Campfire and Battlefield: An Illustrated History of the Great Civil War, by Rossiter Johnson, 1894, reprint, Trident Press, Naples, Florida, 941-649-7077, 552 pages, deluxe edition, $50.
We seem to have an obsessive need to collect objects to help us remember the seminal events of our past, good and bad. Over the years, perceptive entrepreneurs have made healthy livings by selling products to satisfy this need. Some of their greatest moments came courtesy of the Civil War.
Even as the war raged on, businessmen sold newspapers that documented the conflict in words and illustrations, photographs of battles and heroes, and countless mementos made of paper, cloth, and metal. Later, memories of America’s four most formative years found their way into hardcover books. Two of the more famous–and profitable–offerings were the 4-volume Battles and Leaders of the Civil War (1887-1888) and Francis Trevelyan Miller’s 10-volume Photographic History of the Civil War (1911). Another less renowned favorite was Campfire and Battlefield (1894).
Campfire and Battlefield is a narrative history of the war printed on 11-by-13-inch pages that afford ample space for illustrations and photographs of heroes and battlegrounds. Written by Rossiter Johnson, the book includes contributions from the likes of Generals Oliver O. Howard and John B. Gordon, and LaSalle Corbell Pickett, wife of General George Pickett.
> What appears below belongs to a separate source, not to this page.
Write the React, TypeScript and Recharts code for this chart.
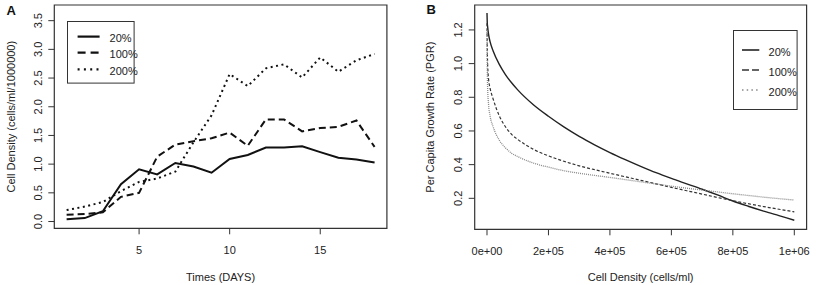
import React from 'react';
import { LineChart, Line, XAxis, YAxis, ReferenceArea, Legend, Label } from 'recharts';

const FONT = '"Liberation Sans", Arial, sans-serif';
const INK = '#222';

// ---------- Panel A data ----------
const aDays = [1, 2, 3, 4, 5, 6, 7, 8, 9, 10, 11, 12, 13, 14, 15, 16, 17, 18];
const a20 = [0.04, 0.06, 0.18, 0.65, 0.91, 0.82, 1.02, 0.96, 0.85, 1.09, 1.16, 1.29, 1.29, 1.31, 1.21, 1.11, 1.08, 1.03];
const a100 = [0.12, 0.13, 0.16, 0.43, 0.5, 1.13, 1.34, 1.4, 1.45, 1.55, 1.32, 1.78, 1.78, 1.57, 1.63, 1.65, 1.76, 1.3];
const a200 = [0.2, 0.26, 0.34, 0.53, 0.69, 0.75, 0.87, 1.38, 1.85, 2.57, 2.36, 2.67, 2.74, 2.51, 2.86, 2.61, 2.81, 2.92];
const aXTicks = [5, 10, 15];
const aYTicks = [0, 0.5, 1, 1.5, 2, 2.5, 3, 3.5];
const aXDomain = [0.32, 18.68];
const aYDomain = [-0.118, 3.773];

// ---------- Panel B data ----------
const bDensity = [0, 1000, 2000, 5000, 10000, 20000, 40000, 60000, 80000, 100000, 150000, 200000, 250000, 300000, 350000, 400000, 450000, 500000, 550000, 600000, 650000, 700000, 750000, 800000, 850000, 900000, 950000, 1000000];
const b20 = [1.3, 1.24, 1.22, 1.175, 1.13, 1.075, 0.995, 0.935, 0.886, 0.844, 0.757, 0.687, 0.624, 0.568, 0.518, 0.472, 0.43, 0.39, 0.352, 0.318, 0.286, 0.254, 0.22, 0.184, 0.153, 0.124, 0.097, 0.07];
const b100 = [1.24, 1.08, 1.0, 0.91, 0.855, 0.79, 0.69, 0.625, 0.58, 0.55, 0.492, 0.452, 0.42, 0.393, 0.37, 0.349, 0.328, 0.307, 0.286, 0.265, 0.245, 0.225, 0.205, 0.186, 0.168, 0.151, 0.135, 0.12];
const b200 = [1.2, 0.95, 0.86, 0.76, 0.69, 0.625, 0.545, 0.5, 0.468, 0.448, 0.41, 0.385, 0.364, 0.349, 0.336, 0.324, 0.311, 0.298, 0.285, 0.272, 0.26, 0.249, 0.238, 0.227, 0.217, 0.207, 0.198, 0.19];
const bXTicks = [0, 200000, 400000, 600000, 800000, 1000000];
const bXTickLabels = ['0e+00', '2e+05', '4e+05', '6e+05', '8e+05', '1e+06'];
const bYTicks = [0.2, 0.4, 0.6, 0.8, 1.0, 1.2];
const bXDomain = [-40000, 1040000];
const bYDomain = [0.016, 1.348];

const seriesNames = ['20%', '100%', '200%'];

const dataA = aDays.map((d, i) => ({ day: d, s20: a20[i], s100: a100[i], s200: a200[i] }));
const dataB = bDensity.map((d, i) => ({ n: d, s20: b20[i], s100: b100[i], s200: b200[i] }));

const styleA = [
  { stroke: '#111', width: 2, dash: undefined, legendDash: undefined },
  { stroke: '#111', width: 2, dash: '7 4', legendDash: '8 5' },
  { stroke: '#111', width: 2, dash: '2 3.5', legendDash: '2 4.3' },
];
const styleB = [
  { stroke: '#222', width: 1.4, dash: undefined, legendDash: undefined },
  { stroke: '#333', width: 1.2, dash: '3 2', legendDash: '7 3' },
  { stroke: '#888', width: 1.3, dash: '1 1', legendDash: '1.5 3.2' },
];

const makeXTick = (fmt: (v: number) => string) => (props: any) => {
  const { x, y, payload } = props;
  return (
    <text x={x} y={y} dy={17.7} textAnchor="middle" fontSize={11} fill={INK} fontFamily={FONT}>
      {fmt(payload.value)}
    </text>
  );
};

const makeYTick = (fmt: (v: number) => string) => (props: any) => {
  const { x, y, payload } = props;
  const X = x - 4.6;
  return (
    <text x={X} y={y} transform={`rotate(-90 ${X} ${y})`} textAnchor="middle" fontSize={11} fill={INK} fontFamily={FONT}>
      {fmt(payload.value)}
    </text>
  );
};

type LegendProps = {
  w: number; h: number; rowY: number[]; x1: number; x2: number; tx: number; styles: any[];
};
const LegendBox = ({ w, h, rowY, x1, x2, tx, styles }: LegendProps) => (
  <svg width={w} height={h} style={{ display: 'block', overflow: 'visible' }}>
    <rect x={0.5} y={0.5} width={w - 1} height={h - 1} fill="none" stroke="#333" strokeWidth={1} />
    {seriesNames.map((name, i) => (
      <g key={name}>
        <line x1={x1} x2={x2} y1={rowY[i]} y2={rowY[i]} stroke={styles[i].stroke}
          strokeWidth={styles[i].width + 0.2} strokeDasharray={styles[i].legendDash} />
        <text x={tx} y={rowY[i] + 5.5} fontSize={11} fill={INK} fontFamily={FONT}>{name}</text>
      </g>
    ))}
  </svg>
);

export default function App() {
  return (
    <div style={{ position: 'absolute', left: 0, top: 0, width: 819, height: 285, background: '#fff', overflow: 'hidden', fontFamily: FONT }}>
      {/* Panel A */}
      <div style={{ position: 'absolute', left: 0, top: 0 }}>
        <LineChart width={410} height={285} data={dataA} margin={{ top: 5, right: 23.1, bottom: 0, left: 0 }}>
          <XAxis dataKey="day" type="number" domain={aXDomain} ticks={aXTicks} axisLine={false}
            tickSize={6} tickLine={{ stroke: '#333' }} height={56.7} interval={0}
            tick={makeXTick((v) => String(v))}>
            <Label value="Times (DAYS)" position="insideBottom" offset={4.5} fill={INK} fontSize={11} fontFamily={FONT} />
          </XAxis>
          <YAxis type="number" domain={aYDomain} ticks={aYTicks} axisLine={false} width={54.3}
            tickSize={6} tickLine={{ stroke: '#333' }} interval={0}
            tick={makeYTick((v) => v.toFixed(1))}>
            <Label value="Cell Density (cells/ml/1000000)" angle={-90} position="insideLeft" offset={11}
              fill={INK} fontSize={11} fontFamily={FONT} style={{ textAnchor: 'middle' }} />
          </YAxis>
          <ReferenceArea x1={aXDomain[0]} x2={aXDomain[1]} y1={aYDomain[0]} y2={aYDomain[1]}
            fill="none" stroke="#333" strokeWidth={1.2} ifOverflow="visible" />
          {(['s20', 's100', 's200'] as const).map((k, i) => (
            <Line key={k} dataKey={k} name={seriesNames[i]} type="linear" dot={false} activeDot={false}
              stroke={styleA[i].stroke} strokeWidth={styleA[i].width} strokeDasharray={styleA[i].dash}
              isAnimationActive={false} />
          ))}
          <Legend layout="horizontal" verticalAlign="middle" align="center"
            wrapperStyle={{ left: 66.7, top: 20.7, width: 67.6, height: 62.6, margin: 0, padding: 0 }}
            content={() => <LegendBox w={67.6} h={62.6} rowY={[15.6, 31.6, 48.3]} x1={10.6} x2={32.6} tx={42.6} styles={styleA} />} />
        </LineChart>
      </div>

      {/* Panel B */}
      <div style={{ position: 'absolute', left: 410, top: 0 }}>
        <LineChart width={409} height={285} data={dataB} margin={{ top: 5, right: 12.4, bottom: 0, left: 0 }}>
          <XAxis dataKey="n" type="number" domain={bXDomain} ticks={bXTicks} axisLine={false}
            tickSize={6} tickLine={{ stroke: '#333' }} height={55.7} interval={0}
            tick={makeXTick((v) => bXTickLabels[bXTicks.indexOf(v)])}>
            <Label value="Cell Density (cells/ml)" position="insideBottom" offset={4.5} fill={INK} fontSize={11} fontFamily={FONT} />
          </XAxis>
          <YAxis type="number" domain={bYDomain} ticks={bYTicks} axisLine={false} width={64.7}
            tickSize={6} tickLine={{ stroke: '#333' }} interval={0}
            tick={makeYTick((v) => v.toFixed(1))}>
            <Label value="Per Capita Growth Rate (PGR)" angle={-90} position="insideLeft" offset={20}
              fill={INK} fontSize={11} fontFamily={FONT} style={{ textAnchor: 'middle' }} />
          </YAxis>
          <ReferenceArea x1={bXDomain[0]} x2={bXDomain[1]} y1={bYDomain[0]} y2={bYDomain[1]}
            fill="none" stroke="#333" strokeWidth={1.2} ifOverflow="visible" />
          {(['s20', 's100', 's200'] as const).map((k, i) => (
            <Line key={k} dataKey={k} name={seriesNames[i]} type="monotone" dot={false} activeDot={false}
              stroke={styleB[i].stroke} strokeWidth={styleB[i].width} strokeDasharray={styleB[i].dash}
              isAnimationActive={false} />
          ))}
          <Legend layout="horizontal" verticalAlign="middle" align="center"
            wrapperStyle={{ left: 322.7, top: 30, width: 64.6, height: 80, margin: 0, padding: 0 }}
            content={() => <LegendBox w={64.6} h={80} rowY={[20, 40, 60]} x1={9} x2={26.3} tx={35.6} styles={styleB} />} />
        </LineChart>
      </div>

      {/* Panel letters */}
      <svg width={819} height={285} style={{ position: 'absolute', left: 0, top: 0, pointerEvents: 'none' }}>
        <text x={6.5} y={15} fontSize={13} fontWeight="bold" fill="#111" fontFamily={FONT}>A</text>
        <text x={426.5} y={14} fontSize={13} fontWeight="bold" fill="#111" fontFamily={FONT}>B</text>
      </svg>
    </div>
  );
}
Rossiter’s work has been criticized as occasionally overwrought and distortive, but the modern reader would be buying Campfire and Battlefield as a showpiece, not a reference book. Trident Press’s deluxe reprint of the two-inch-thick tome is destined to end up on the coffee table of many a Civil War buff. To judge a book by its cover, it’s a handsome one, decked out in dark-blue silk imprinted with gold-leaf writing and ornamentation.
Examining the substance behind the exquisite facade, some of the photos, illustrations, and text are a bit blurry. To some extent, that’s to be expected when pages are reproduced from old books whose original engravings are long gone.
I’m not sure where the Civil War Times review copy of this book is destined to end up, but I wouldn’t mind it on my coffee table.